### Task to carry out
Return the first line, the line containing "30, 30, 30]", and every line between them, exactly as they stand.

### Data excerpt
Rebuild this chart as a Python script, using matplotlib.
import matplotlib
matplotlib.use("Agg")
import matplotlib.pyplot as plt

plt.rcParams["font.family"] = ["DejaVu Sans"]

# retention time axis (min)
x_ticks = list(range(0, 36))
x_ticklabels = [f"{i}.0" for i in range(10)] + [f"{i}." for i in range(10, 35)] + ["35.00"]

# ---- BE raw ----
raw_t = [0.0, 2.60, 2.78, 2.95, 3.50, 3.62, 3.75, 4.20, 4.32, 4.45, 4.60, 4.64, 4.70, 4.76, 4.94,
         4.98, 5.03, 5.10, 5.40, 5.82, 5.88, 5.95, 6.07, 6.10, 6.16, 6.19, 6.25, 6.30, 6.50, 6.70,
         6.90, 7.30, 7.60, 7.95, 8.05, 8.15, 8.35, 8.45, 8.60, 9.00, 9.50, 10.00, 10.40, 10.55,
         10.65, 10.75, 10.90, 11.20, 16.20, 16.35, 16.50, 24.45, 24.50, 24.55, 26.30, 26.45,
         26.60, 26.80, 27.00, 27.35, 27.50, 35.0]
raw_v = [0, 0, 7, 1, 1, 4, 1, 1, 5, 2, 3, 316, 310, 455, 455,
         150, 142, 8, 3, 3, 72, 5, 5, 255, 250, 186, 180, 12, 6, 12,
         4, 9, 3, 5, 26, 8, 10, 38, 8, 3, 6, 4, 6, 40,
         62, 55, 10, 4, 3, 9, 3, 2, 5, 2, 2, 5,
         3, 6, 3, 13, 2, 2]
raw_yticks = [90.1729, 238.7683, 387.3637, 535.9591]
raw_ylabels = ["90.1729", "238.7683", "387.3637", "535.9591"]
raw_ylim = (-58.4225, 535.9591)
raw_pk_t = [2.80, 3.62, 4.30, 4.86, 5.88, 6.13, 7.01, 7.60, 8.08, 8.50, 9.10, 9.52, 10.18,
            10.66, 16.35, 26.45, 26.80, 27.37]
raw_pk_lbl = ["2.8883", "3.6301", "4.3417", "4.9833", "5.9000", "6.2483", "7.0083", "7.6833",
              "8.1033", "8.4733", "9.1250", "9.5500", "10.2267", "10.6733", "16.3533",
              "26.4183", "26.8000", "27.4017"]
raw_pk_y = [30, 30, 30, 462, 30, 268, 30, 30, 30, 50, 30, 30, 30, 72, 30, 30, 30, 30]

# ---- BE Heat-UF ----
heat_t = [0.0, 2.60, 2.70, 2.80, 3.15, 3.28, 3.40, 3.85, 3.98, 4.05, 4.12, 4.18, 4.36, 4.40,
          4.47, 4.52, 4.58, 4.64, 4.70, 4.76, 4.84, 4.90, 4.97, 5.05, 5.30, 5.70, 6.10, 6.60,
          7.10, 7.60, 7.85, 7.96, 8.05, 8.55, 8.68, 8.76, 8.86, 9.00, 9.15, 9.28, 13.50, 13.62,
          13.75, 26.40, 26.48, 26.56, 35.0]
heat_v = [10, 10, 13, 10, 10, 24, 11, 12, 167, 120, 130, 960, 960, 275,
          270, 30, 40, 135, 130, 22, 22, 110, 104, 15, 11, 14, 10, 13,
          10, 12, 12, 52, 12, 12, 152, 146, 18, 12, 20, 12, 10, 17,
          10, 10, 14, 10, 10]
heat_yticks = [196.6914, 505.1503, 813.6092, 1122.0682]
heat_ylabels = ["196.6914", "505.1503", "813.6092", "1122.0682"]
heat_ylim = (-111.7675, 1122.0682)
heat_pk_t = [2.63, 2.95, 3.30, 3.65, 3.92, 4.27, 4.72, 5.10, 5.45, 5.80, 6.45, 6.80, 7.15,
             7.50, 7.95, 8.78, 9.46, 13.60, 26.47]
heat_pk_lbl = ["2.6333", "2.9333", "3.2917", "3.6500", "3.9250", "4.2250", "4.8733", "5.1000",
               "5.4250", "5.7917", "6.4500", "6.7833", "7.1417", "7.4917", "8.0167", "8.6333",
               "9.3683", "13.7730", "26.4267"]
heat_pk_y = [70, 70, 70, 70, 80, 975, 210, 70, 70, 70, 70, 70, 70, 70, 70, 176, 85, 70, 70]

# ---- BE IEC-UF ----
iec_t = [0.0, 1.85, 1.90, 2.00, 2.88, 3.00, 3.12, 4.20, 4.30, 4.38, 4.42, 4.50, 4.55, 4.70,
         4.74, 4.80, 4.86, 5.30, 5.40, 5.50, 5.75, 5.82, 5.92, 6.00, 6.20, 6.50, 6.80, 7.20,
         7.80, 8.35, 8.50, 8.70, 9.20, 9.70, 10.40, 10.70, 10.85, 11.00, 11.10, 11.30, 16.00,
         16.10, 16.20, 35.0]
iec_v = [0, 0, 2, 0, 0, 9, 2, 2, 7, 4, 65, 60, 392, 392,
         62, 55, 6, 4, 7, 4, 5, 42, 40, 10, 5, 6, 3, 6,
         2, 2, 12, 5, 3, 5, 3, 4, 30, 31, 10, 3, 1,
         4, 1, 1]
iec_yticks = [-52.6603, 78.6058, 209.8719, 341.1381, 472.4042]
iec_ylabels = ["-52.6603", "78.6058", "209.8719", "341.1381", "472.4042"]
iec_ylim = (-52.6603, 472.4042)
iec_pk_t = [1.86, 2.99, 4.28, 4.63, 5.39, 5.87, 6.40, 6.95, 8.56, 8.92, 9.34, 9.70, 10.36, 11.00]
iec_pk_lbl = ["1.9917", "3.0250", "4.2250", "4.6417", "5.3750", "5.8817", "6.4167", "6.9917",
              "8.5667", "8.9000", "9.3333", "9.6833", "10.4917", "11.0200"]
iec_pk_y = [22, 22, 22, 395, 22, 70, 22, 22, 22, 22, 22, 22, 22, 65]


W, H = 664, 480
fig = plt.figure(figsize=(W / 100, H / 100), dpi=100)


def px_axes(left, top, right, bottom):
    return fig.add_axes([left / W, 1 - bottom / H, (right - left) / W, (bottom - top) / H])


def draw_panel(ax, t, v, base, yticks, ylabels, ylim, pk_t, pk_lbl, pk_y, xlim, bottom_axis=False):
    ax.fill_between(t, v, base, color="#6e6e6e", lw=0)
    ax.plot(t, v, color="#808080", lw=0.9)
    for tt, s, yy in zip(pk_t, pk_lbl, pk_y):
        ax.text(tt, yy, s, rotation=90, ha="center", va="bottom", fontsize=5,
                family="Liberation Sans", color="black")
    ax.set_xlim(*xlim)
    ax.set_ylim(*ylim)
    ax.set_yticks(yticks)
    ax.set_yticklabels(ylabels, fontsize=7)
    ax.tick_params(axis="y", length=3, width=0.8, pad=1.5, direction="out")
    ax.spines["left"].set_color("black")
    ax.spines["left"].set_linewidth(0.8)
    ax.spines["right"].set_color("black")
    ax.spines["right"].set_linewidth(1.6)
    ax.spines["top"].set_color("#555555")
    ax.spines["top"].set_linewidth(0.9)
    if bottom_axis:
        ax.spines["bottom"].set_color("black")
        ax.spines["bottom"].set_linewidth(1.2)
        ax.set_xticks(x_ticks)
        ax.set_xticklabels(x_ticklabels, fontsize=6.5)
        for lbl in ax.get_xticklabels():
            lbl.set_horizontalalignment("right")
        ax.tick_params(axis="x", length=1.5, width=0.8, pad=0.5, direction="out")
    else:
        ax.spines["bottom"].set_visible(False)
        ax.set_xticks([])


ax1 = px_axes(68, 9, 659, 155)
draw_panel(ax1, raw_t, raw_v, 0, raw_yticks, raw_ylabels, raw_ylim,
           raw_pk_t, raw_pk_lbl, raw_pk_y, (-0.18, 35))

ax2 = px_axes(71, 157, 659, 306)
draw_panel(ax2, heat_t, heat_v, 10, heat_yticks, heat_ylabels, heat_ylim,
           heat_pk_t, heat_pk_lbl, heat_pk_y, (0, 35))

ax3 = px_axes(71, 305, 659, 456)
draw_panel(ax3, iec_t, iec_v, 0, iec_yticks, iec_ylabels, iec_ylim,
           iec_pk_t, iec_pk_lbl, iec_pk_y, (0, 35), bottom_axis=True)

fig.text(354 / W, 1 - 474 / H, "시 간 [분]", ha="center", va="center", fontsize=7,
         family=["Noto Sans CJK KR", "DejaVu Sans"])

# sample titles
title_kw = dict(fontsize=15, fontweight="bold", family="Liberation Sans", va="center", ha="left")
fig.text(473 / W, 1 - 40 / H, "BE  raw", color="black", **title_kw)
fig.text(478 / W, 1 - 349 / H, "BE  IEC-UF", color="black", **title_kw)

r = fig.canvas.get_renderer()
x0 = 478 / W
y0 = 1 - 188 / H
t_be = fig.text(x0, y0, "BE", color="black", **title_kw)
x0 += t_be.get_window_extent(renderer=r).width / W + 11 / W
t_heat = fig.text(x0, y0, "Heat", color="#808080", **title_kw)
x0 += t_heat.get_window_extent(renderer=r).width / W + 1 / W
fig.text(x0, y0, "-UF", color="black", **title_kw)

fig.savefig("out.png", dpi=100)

### Correct answer
Rebuild this chart as a Python script, using matplotlib.
import matplotlib
matplotlib.use("Agg")
import matplotlib.pyplot as plt

plt.rcParams["font.family"] = ["DejaVu Sans"]

# retention time axis (min)
x_ticks = list(range(0, 36))
x_ticklabels = [f"{i}.0" for i in range(10)] + [f"{i}." for i in range(10, 35)] + ["35.00"]

# ---- BE raw ----
raw_t = [0.0, 2.60, 2.78, 2.95, 3.50, 3.62, 3.75, 4.20, 4.32, 4.45, 4.60, 4.64, 4.70, 4.76, 4.94,
         4.98, 5.03, 5.10, 5.40, 5.82, 5.88, 5.95, 6.07, 6.10, 6.16, 6.19, 6.25, 6.30, 6.50, 6.70,
         6.90, 7.30, 7.60, 7.95, 8.05, 8.15, 8.35, 8.45, 8.60, 9.00, 9.50, 10.00, 10.40, 10.55,
         10.65, 10.75, 10.90, 11.20, 16.20, 16.35, 16.50, 24.45, 24.50, 24.55, 26.30, 26.45,
         26.60, 26.80, 27.00, 27.35, 27.50, 35.0]
raw_v = [0, 0, 7, 1, 1, 4, 1, 1, 5, 2, 3, 316, 310, 455, 455,
         150, 142, 8, 3, 3, 72, 5, 5, 255, 250, 186, 180, 12, 6, 12,
         4, 9, 3, 5, 26, 8, 10, 38, 8, 3, 6, 4, 6, 40,
         62, 55, 10, 4, 3, 9, 3, 2, 5, 2, 2, 5,
         3, 6, 3, 13, 2, 2]
raw_yticks = [90.1729, 238.7683, 387.3637, 535.9591]
raw_ylabels = ["90.1729", "238.7683", "387.3637", "535.9591"]
raw_ylim = (-58.4225, 535.9591)
raw_pk_t = [2.80, 3.62, 4.30, 4.86, 5.88, 6.13, 7.01, 7.60, 8.08, 8.50, 9.10, 9.52, 10.18,
            10.66, 16.35, 26.45, 26.80, 27.37]
raw_pk_lbl = ["2.8883", "3.6301", "4.3417", "4.9833", "5.9000", "6.2483", "7.0083", "7.6833",
              "8.1033", "8.4733", "9.1250", "9.5500", "10.2267", "10.6733", "16.3533",
              "26.4183", "26.8000", "27.4017"]
raw_pk_y = [30, 30, 30, 462, 30, 268, 30, 30, 30, 50, 30, 30, 30, 72, 30, 30, 30, 30]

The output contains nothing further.